— Begin Material —
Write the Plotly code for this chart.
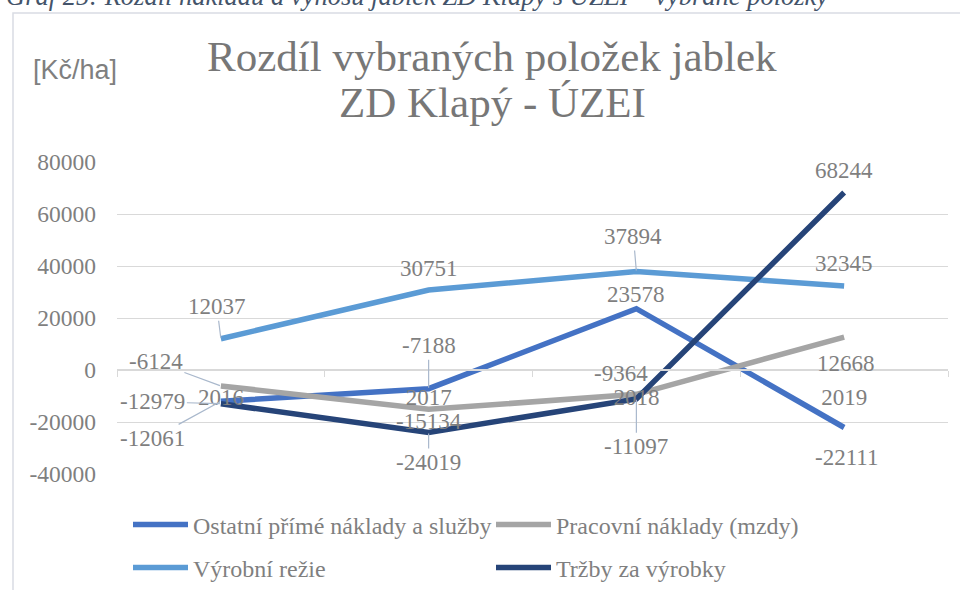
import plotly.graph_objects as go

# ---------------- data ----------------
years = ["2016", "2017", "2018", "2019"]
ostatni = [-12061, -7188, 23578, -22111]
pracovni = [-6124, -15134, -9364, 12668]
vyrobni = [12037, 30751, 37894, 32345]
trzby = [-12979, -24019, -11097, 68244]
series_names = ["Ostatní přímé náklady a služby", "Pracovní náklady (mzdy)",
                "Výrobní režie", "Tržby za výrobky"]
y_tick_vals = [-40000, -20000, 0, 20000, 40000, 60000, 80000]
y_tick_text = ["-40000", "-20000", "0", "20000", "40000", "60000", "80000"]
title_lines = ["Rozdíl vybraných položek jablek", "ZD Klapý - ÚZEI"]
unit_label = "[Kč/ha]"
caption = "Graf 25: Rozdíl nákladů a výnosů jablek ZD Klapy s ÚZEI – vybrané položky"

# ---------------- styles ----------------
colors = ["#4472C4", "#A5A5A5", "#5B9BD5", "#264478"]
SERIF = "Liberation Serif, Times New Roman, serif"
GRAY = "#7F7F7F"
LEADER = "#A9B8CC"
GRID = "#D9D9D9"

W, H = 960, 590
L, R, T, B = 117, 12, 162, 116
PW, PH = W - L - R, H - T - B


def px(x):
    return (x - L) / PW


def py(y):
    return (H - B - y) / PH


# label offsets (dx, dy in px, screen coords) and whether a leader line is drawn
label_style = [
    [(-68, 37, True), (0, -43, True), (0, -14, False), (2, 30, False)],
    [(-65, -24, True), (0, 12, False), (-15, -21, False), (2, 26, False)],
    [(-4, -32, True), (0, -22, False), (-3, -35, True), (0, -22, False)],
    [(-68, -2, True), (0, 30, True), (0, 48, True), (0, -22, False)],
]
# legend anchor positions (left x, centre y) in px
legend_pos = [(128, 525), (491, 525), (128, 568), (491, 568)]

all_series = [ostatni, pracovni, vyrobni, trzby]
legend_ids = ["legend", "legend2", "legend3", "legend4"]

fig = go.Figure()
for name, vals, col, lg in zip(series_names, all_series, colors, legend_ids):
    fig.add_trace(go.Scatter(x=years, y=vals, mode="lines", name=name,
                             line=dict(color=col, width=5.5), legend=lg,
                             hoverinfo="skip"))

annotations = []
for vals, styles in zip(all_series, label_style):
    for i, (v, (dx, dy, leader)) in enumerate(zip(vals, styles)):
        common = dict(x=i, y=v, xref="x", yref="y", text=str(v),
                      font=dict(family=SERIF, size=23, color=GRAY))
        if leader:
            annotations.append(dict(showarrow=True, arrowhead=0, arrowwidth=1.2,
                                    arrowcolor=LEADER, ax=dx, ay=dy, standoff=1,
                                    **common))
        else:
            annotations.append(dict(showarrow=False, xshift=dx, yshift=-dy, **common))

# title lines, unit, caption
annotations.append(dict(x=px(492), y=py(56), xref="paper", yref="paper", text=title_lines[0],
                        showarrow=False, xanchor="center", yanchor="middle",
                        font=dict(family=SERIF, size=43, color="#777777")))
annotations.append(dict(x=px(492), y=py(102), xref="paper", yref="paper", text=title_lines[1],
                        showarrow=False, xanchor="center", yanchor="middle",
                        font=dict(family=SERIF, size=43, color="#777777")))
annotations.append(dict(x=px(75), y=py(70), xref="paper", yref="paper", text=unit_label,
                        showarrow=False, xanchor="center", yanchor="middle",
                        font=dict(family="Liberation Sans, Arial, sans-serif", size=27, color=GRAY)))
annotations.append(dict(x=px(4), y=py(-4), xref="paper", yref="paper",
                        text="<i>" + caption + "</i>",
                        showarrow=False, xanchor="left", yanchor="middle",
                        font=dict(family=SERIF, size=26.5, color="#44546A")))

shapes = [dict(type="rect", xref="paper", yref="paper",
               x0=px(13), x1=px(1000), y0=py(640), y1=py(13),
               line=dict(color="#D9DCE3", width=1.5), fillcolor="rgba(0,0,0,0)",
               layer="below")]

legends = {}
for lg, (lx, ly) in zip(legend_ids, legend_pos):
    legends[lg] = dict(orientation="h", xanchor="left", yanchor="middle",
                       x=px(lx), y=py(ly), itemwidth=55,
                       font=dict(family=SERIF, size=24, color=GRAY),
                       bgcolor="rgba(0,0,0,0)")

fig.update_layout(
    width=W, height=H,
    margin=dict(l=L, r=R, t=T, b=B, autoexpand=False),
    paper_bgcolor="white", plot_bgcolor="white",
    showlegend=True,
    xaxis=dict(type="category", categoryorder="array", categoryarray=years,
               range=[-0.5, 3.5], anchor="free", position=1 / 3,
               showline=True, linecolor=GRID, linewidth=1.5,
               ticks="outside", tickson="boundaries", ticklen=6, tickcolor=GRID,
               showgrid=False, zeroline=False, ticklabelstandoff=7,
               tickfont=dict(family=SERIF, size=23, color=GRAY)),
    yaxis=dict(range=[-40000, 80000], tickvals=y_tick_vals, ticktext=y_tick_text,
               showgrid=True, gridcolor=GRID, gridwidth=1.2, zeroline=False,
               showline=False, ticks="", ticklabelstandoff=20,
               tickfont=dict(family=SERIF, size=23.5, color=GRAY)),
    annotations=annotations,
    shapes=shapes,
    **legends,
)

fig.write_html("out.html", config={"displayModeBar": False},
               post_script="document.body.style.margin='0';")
— End Material —
— To do —
Repeat, exactly and in full, each line from the start of the data to the line that contains "import plotly.graph_objects as go". Pictures do not go in.

— Solution for this problem —
Write the Plotly code for this chart.
import plotly.graph_objects as go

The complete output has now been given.